STORED DATA

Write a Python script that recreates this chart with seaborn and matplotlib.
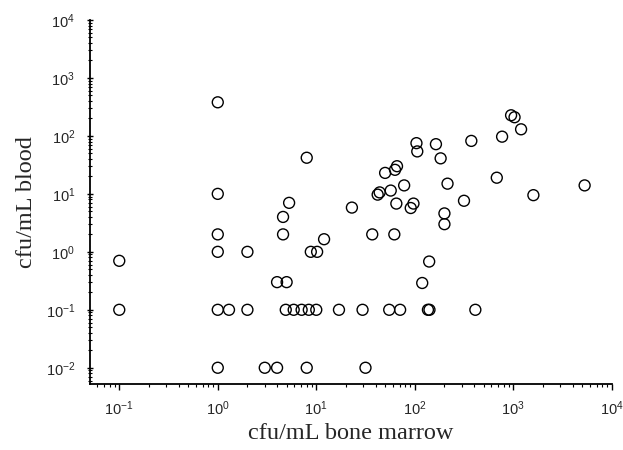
import matplotlib
matplotlib.use("Agg")
import matplotlib.pyplot as plt
import seaborn as sns
import pandas as pd
from matplotlib.ticker import LogLocator, LogFormatterSciNotation, NullFormatter

bone_marrow = [0.1, 0.1, 1, 1, 1, 1, 1, 1, 1.3, 2, 2, 3, 4, 8, 4, 5, 4.6, 4.6, 5.3, 8,
               8.8, 10.2, 12, 4.9, 5.9, 7.1, 8.4, 10, 17, 29.5, 55, 71, 136, 141, 412,
               31.6, 119, 140, 37, 62, 200, 200, 23, 65, 97, 91, 316, 1600, 5300, 680,
               215, 42, 44, 57, 78, 50, 63, 66, 183, 164, 106, 104, 375, 770, 1200, 950, 1030]
blood = [0.7, 0.1, 380, 10, 2, 1, 0.1, 0.01, 0.1, 1, 0.1, 0.01, 0.01, 0.01, 0.3, 0.3, 4, 2, 7, 42,
         1, 1, 1.65, 0.1, 0.1, 0.1, 0.1, 0.1, 0.1, 0.1, 0.1, 0.1, 0.1, 0.1, 0.1,
         0.01, 0.29, 0.68, 2, 2, 3, 4.6, 5.8, 6.8, 6.8, 5.7, 7.6, 9.5, 14, 19,
         15, 9.7, 10.6, 11.4, 14, 23, 26, 30, 41, 72, 54, 75, 82, 97, 130, 227, 210]

df = pd.DataFrame({"bone_marrow": bone_marrow, "blood": blood})

sns.set_theme(style="ticks")
plt.rcParams["font.family"] = ["Liberation Sans", "DejaVu Sans"]
plt.rcParams["mathtext.default"] = "regular"
plt.rcParams["axes.unicode_minus"] = False

fig = plt.figure(figsize=(6.23, 4.5), dpi=100)
ax = fig.add_axes([0.144, 0.1467, 0.838, 0.8089])

sns.scatterplot(data=df, x="bone_marrow", y="blood", ax=ax, s=62,
                facecolor="none", edgecolor="black", linewidth=1.0, zorder=3)

ax.set_xscale("log")
ax.set_yscale("log")
ax.set_xlim(10 ** -1.3, 1e4)
ax.set_ylim(10 ** -2.28, 1e4)

for a in (ax.xaxis, ax.yaxis):
    a.set_major_locator(LogLocator(base=10, numticks=20))
    a.set_minor_locator(LogLocator(base=10, subs=range(2, 10), numticks=20))
    a.set_minor_formatter(NullFormatter())
    a.set_major_formatter(LogFormatterSciNotation())

sns.despine(ax=ax)
for sp in ("left", "bottom"):
    ax.spines[sp].set_linewidth(1.3)
    ax.spines[sp].set_color("black")

ax.tick_params(axis="x", which="major", direction="out", length=4, width=1, pad=7,
               labelsize=10.5, color="black")
ax.tick_params(axis="x", which="minor", direction="out", length=2.5, width=0.8, color="black")
ax.tick_params(axis="y", which="major", direction="inout", length=5, width=1, pad=8,
               labelsize=10.5, color="black")
ax.tick_params(axis="y", which="minor", direction="inout", length=3, width=0.8, color="black")

ax.set_xlabel("cfu/mL bone marrow", fontfamily="Liberation Serif", fontsize=17.5, labelpad=4)
ax.set_ylabel("cfu/mL blood", fontfamily="Liberation Serif", fontsize=17.5, labelpad=6)
ax.grid(False)

fig.savefig("out.png", dpi=100)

YOUR INSTRUCTIONS
Give the data above again in full and unchanged, skipping the pictures.

ANSWER FOR THIS EXERCISE
Write a Python script that recreates this chart with seaborn and matplotlib.
import matplotlib
matplotlib.use("Agg")
import matplotlib.pyplot as plt
import seaborn as sns
import pandas as pd
from matplotlib.ticker import LogLocator, LogFormatterSciNotation, NullFormatter

bone_marrow = [0.1, 0.1, 1, 1, 1, 1, 1, 1, 1.3, 2, 2, 3, 4, 8, 4, 5, 4.6, 4.6, 5.3, 8,
               8.8, 10.2, 12, 4.9, 5.9, 7.1, 8.4, 10, 17, 29.5, 55, 71, 136, 141, 412,
               31.6, 119, 140, 37, 62, 200, 200, 23, 65, 97, 91, 316, 1600, 5300, 680,
               215, 42, 44, 57, 78, 50, 63, 66, 183, 164, 106, 104, 375, 770, 1200, 950, 1030]
blood = [0.7, 0.1, 380, 10, 2, 1, 0.1, 0.01, 0.1, 1, 0.1, 0.01, 0.01, 0.01, 0.3, 0.3, 4, 2, 7, 42,
         1, 1, 1.65, 0.1, 0.1, 0.1, 0.1, 0.1, 0.1, 0.1, 0.1, 0.1, 0.1, 0.1, 0.1,
         0.01, 0.29, 0.68, 2, 2, 3, 4.6, 5.8, 6.8, 6.8, 5.7, 7.6, 9.5, 14, 19,
         15, 9.7, 10.6, 11.4, 14, 23, 26, 30, 41, 72, 54, 75, 82, 97, 130, 227, 210]

df = pd.DataFrame({"bone_marrow": bone_marrow, "blood": blood})

sns.set_theme(style="ticks")
plt.rcParams["font.family"] = ["Liberation Sans", "DejaVu Sans"]
plt.rcParams["mathtext.default"] = "regular"
plt.rcParams["axes.unicode_minus"] = False

fig = plt.figure(figsize=(6.23, 4.5), dpi=100)
ax = fig.add_axes([0.144, 0.1467, 0.838, 0.8089])

sns.scatterplot(data=df, x="bone_marrow", y="blood", ax=ax, s=62,
                facecolor="none", edgecolor="black", linewidth=1.0, zorder=3)

ax.set_xscale("log")
ax.set_yscale("log")
ax.set_xlim(10 ** -1.3, 1e4)
ax.set_ylim(10 ** -2.28, 1e4)

for a in (ax.xaxis, ax.yaxis):
    a.set_major_locator(LogLocator(base=10, numticks=20))
    a.set_minor_locator(LogLocator(base=10, subs=range(2, 10), numticks=20))
    a.set_minor_formatter(NullFormatter())
    a.set_major_formatter(LogFormatterSciNotation())

sns.despine(ax=ax)
for sp in ("left", "bottom"):
    ax.spines[sp].set_linewidth(1.3)
    ax.spines[sp].set_color("black")

ax.tick_params(axis="x", which="major", direction="out", length=4, width=1, pad=7,
               labelsize=10.5, color="black")
ax.tick_params(axis="x", which="minor", direction="out", length=2.5, width=0.8, color="black")
ax.tick_params(axis="y", which="major", direction="inout", length=5, width=1, pad=8,
               labelsize=10.5, color="black")
ax.tick_params(axis="y", which="minor", direction="inout", length=3, width=0.8, color="black")

ax.set_xlabel("cfu/mL bone marrow", fontfamily="Liberation Serif", fontsize=17.5, labelpad=4)
ax.set_ylabel("cfu/mL blood", fontfamily="Liberation Serif", fontsize=17.5, labelpad=6)
ax.grid(False)

fig.savefig("out.png", dpi=100)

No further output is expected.